Looking back; it’s funny that the reason this park exists was because Eisner wanted to show off Universal. Both this and USF were meant to be “studio parks”. For both cases the studio theme was a failure and is pretty irrelevant now but while USF is a successful park, Disney’s Hollywood Studios is just… okay and definitely the least interesting of all the Disney Parks in Florida.
In many ways the "studio parks" aim to turn the idea of "themed experience" inside out.
Where as Haunted Mansion appears to be a functioning Haunted Mansion (when really it's just a clever facade and a well hidden showbuilding)
In a studio park the showbuilding
is the facade and the "haunted mansion" is tucked away inside
What was once an attempt to "hide" is now part of the experience, creating an experience where peering behind the curtain was no longer wrong, but part of the fun.

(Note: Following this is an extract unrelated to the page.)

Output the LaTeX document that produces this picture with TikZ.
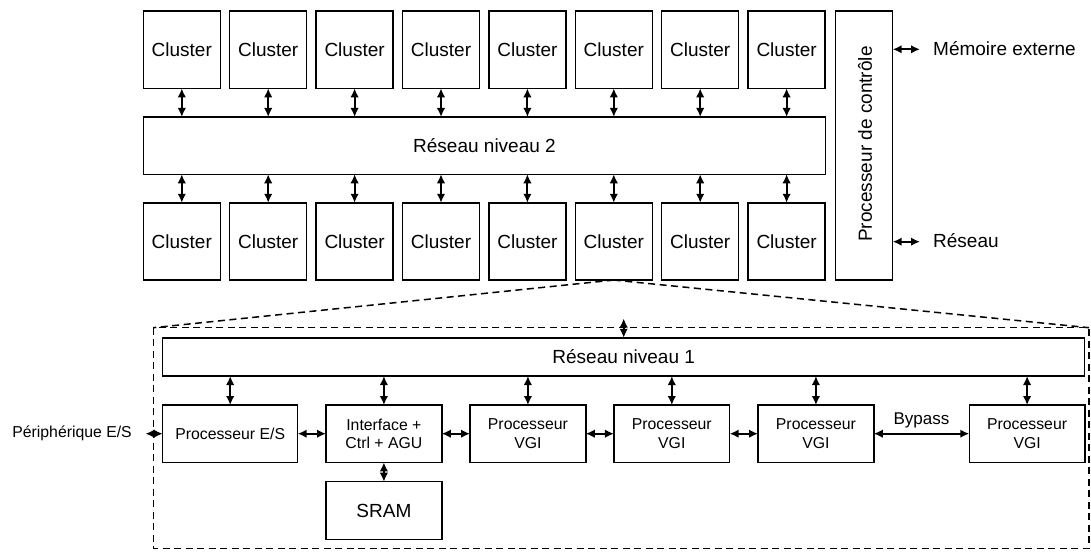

If you think about it, in Magic Kingdom, if you see a showbuilding or go behind a facade, you are typically being e-vacd or somewhere you aren't supposed to be
However, Catastrophe Canyon showed you a disaster scene in a canyon and then drove around and showed you the back of that canyon as nothing more than a nest of steel and concrete.
It was a unique concept at the time and definitely something audiences ate up, not necessarily a "failure"...it just had a short shelf life before it became garrish and cheap (in appearance)
IMO Hollywood Studio's big issue is it wasn't as fleshed out as Universal Studios was upon opening.
Even with the additions of TSL and SW, I still feel this way.